Таких банок у Бёрди было две. Одна предназначалась для торжества по поводу достижения Нолла, вторую он втайне от нас взял для дня рождения Билла, который приходился на следующий день. Но мы принялись за сласти в субботу, сама же банка впоследствии пригодилась Биллу.
Чтобы найти вещи, приходилось ломиться сквозь плотные стены темного снега, старавшегося в отместку сбросить нас со склона. Но ничто не могло нас остановить. Я видел, как Бёрди был сбит с ног, но успел отползти от обрыва. Передав все находки Биллу, мы возвратились к нему в иглу и попытались собрать вещи и сами собраться с мыслями, а в нашем смятенном состоянии это было нелегко.
Мы несомненно попали в отчаянное положение, и не совсем по своей вине. Хижину можно было поставить только там, где для нее имелся строительный материал – камни. Совершенно естественно, что мы всеми силами старались укрыть и ее, и палатку от сильного ветра, но теперь выяснилось, что для них опасен не сильный ветер, а напротив – недостаточно сильный. Главная струя урагана, отклоненная находящимся сзади ледяным хребтом, проносилась над нашими головами и, по-видимому, засасывала все снизу, где образовывался вакуум. Палатку или засосало вверх, или унесло ветром из-за того, что часть ее была на ветру, а часть – под защитой иглу. Крыша иглу то вспучивалась, то с громким хлопаньем опадала; в щели проникал снег, но создавалось впечатление, что это не ветер снаружи задувает его, а какая-то сила всасывает изнутри; для нас самым большим злом оказалась не наветренная, а подветренная стена. Внутри все уже покрывал слой снега толщиной 15–20 сантиметров.

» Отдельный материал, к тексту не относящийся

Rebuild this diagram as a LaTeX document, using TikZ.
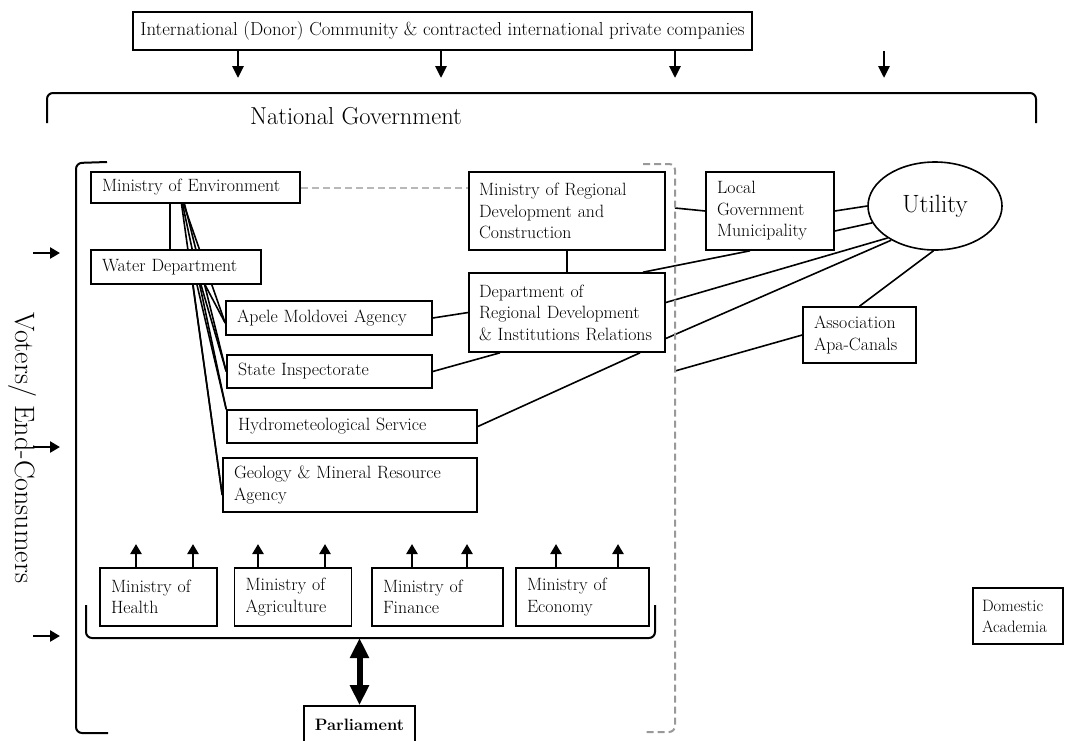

Вскоре мы стали волноваться за иглу. Сначала тяжелые снежные блоки, уложенные на брезентовую крышу, удерживали ее на месте. Но казалось, что ураган медленно, но верно их сдвигает. Нервы у нас были на пределе: ожидание беды среди оглушительного грохота сводило с ума. Так шли минута за минутой, час за часом… Снежные блоки уже слетели прочь, крыша ходуном ходила вверх-вниз – никакому брезенту долго не выдержать.